Directive: Take the lines from the beginning of the material through the line containing "from matplotlib.ticker import MultipleLocator" and retype them exactly, leaving the pictures out.
--------------------------------
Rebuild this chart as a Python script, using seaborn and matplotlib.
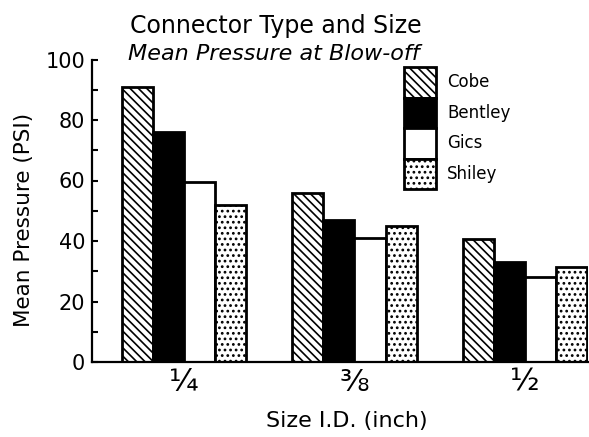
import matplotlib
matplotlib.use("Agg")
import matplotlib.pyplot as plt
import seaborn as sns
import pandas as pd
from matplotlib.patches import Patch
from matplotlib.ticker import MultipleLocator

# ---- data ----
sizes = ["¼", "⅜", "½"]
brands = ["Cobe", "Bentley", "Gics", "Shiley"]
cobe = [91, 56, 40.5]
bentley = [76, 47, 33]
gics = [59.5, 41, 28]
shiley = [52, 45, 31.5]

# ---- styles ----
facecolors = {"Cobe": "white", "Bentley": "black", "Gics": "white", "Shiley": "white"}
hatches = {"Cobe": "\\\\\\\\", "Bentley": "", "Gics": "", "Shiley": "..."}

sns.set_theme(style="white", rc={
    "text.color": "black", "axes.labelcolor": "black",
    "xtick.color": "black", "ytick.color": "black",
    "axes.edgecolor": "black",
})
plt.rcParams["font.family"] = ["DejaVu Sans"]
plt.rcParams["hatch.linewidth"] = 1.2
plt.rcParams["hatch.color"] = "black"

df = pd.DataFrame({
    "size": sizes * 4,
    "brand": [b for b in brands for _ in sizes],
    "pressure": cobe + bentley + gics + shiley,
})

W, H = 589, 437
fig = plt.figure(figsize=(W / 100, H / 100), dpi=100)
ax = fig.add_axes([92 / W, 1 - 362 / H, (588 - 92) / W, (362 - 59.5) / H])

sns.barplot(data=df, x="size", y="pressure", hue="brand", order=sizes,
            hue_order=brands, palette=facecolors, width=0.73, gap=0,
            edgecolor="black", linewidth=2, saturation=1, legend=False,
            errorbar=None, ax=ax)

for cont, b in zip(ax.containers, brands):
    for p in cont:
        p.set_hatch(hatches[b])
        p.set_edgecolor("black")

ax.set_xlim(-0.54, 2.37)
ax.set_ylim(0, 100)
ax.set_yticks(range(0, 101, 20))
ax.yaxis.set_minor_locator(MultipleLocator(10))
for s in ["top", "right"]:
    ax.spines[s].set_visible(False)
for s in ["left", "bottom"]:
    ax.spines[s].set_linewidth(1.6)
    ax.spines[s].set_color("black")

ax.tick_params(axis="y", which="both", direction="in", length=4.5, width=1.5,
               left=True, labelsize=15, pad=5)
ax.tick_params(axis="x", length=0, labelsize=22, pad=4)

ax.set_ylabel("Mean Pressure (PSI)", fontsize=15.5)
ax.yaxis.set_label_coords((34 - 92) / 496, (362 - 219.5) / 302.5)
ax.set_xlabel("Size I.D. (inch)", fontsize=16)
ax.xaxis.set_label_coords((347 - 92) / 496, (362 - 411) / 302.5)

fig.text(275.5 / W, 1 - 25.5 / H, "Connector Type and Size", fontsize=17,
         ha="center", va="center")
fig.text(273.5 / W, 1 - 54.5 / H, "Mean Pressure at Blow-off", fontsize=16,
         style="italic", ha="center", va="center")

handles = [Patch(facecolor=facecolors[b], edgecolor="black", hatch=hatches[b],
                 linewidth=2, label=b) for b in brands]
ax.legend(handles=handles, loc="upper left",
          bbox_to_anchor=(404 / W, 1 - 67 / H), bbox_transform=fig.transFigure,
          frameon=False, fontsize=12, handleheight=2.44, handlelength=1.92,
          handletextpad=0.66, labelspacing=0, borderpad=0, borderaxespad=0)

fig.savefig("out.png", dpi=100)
--------------------------------
Full response:
Rebuild this chart as a Python script, using seaborn and matplotlib.
import matplotlib
matplotlib.use("Agg")
import matplotlib.pyplot as plt
import seaborn as sns
import pandas as pd
from matplotlib.patches import Patch
from matplotlib.ticker import MultipleLocator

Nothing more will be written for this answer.